**INFORMATION PROVIDED**
====================

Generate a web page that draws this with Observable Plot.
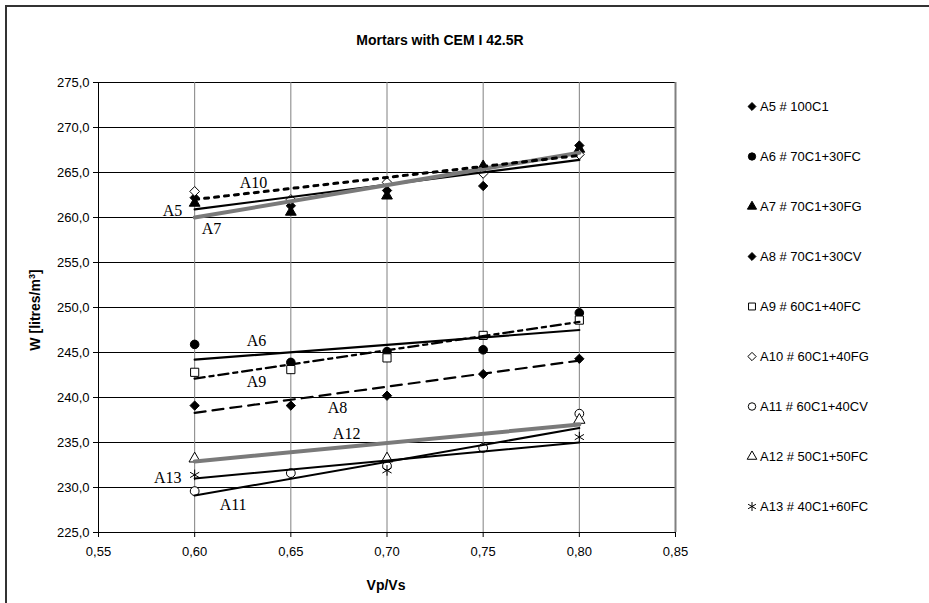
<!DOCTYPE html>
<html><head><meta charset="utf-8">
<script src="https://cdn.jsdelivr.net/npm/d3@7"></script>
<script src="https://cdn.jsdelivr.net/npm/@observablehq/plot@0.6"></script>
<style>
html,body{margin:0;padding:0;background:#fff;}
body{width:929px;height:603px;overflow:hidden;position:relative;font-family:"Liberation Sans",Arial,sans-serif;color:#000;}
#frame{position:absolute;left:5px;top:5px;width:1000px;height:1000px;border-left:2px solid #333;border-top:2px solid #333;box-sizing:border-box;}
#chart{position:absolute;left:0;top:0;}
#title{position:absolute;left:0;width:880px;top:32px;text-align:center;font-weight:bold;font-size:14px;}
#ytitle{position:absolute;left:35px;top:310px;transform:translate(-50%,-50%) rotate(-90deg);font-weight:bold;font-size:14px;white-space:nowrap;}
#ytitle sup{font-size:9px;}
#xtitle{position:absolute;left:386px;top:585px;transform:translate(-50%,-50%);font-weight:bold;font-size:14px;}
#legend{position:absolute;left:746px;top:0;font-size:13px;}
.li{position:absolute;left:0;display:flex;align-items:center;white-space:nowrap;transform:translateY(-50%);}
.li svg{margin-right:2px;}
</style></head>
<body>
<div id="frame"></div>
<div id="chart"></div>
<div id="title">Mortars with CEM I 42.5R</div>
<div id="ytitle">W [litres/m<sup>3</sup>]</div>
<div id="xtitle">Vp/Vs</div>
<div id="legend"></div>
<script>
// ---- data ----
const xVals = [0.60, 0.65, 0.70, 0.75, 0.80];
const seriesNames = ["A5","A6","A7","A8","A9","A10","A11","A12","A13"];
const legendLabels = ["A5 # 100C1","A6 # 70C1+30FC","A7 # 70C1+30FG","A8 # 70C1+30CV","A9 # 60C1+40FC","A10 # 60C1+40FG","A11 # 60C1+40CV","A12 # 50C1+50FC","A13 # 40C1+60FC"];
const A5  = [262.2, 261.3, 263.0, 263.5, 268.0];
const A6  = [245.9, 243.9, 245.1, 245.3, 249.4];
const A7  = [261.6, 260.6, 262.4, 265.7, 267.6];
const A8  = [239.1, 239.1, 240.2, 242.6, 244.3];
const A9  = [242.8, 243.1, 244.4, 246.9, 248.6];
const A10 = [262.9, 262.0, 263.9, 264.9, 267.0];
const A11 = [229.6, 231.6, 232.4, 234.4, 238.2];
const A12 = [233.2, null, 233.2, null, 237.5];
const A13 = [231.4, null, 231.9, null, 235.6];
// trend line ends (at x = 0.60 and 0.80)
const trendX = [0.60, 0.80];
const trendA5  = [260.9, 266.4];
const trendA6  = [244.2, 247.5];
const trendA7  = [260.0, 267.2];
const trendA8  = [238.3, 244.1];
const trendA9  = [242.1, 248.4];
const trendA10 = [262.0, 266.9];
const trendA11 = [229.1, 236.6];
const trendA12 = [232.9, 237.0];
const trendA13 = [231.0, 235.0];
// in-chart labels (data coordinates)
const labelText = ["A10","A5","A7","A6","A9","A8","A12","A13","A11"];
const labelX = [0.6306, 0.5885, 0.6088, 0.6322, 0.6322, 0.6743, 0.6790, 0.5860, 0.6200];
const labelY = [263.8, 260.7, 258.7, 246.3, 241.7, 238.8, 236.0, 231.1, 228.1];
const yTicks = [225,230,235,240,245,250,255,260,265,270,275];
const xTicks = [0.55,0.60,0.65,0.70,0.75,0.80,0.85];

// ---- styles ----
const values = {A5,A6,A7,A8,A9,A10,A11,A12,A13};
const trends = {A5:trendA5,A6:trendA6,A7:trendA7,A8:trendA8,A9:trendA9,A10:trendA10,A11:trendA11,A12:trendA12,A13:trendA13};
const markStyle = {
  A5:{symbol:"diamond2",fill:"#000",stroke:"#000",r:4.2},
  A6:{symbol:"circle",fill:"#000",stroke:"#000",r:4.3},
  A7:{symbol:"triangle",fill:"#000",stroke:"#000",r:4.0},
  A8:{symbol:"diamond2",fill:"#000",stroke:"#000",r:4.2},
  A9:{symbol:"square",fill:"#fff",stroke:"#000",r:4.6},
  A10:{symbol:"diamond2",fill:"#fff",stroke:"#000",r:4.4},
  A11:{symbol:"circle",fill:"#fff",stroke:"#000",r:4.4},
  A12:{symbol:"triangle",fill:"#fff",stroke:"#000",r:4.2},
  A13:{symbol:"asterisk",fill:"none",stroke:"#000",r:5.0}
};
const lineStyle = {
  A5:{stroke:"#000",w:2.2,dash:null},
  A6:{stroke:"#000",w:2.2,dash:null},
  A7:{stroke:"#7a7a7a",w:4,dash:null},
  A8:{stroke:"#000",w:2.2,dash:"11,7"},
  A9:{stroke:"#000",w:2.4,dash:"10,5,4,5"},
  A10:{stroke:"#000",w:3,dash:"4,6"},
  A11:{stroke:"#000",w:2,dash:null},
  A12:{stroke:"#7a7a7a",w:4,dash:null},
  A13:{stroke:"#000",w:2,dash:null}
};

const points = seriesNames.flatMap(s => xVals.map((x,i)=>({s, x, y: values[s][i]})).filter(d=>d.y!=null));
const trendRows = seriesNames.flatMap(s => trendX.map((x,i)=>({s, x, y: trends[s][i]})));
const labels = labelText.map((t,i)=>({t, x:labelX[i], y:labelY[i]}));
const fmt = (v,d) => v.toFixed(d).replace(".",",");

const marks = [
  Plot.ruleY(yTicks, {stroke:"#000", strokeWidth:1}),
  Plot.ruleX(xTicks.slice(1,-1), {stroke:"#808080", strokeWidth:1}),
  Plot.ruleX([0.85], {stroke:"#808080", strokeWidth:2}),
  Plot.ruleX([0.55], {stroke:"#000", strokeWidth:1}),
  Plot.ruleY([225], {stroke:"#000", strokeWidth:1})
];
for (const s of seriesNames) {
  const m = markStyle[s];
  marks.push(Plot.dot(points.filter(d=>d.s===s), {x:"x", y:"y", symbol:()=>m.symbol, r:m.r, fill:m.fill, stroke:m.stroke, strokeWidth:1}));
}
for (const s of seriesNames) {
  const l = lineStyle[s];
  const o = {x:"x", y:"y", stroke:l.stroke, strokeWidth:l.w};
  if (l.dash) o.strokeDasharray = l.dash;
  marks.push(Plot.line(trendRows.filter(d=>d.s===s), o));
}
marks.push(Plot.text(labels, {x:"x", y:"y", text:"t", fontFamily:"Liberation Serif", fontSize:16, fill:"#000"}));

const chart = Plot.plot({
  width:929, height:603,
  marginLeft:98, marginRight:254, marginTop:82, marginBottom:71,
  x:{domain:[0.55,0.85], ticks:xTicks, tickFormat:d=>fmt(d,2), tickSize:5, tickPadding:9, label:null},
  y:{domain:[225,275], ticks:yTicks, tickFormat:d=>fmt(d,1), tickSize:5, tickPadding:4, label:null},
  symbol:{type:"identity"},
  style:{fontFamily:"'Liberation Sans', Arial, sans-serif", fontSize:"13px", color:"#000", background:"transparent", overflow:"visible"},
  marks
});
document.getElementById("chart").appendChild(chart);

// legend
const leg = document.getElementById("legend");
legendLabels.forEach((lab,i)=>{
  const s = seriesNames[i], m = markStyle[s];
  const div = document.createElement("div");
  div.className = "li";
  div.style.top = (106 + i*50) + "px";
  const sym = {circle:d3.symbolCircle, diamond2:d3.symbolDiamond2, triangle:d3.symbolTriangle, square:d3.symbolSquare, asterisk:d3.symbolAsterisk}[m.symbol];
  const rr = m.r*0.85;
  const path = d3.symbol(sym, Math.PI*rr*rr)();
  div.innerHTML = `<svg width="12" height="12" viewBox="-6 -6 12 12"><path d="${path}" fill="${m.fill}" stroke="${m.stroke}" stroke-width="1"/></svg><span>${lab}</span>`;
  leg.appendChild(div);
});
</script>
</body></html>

====================

**WRITTEN TASK**
Output nothing but the number of lines in the data containing the string "with".

**SOLVED EXERCISE**
2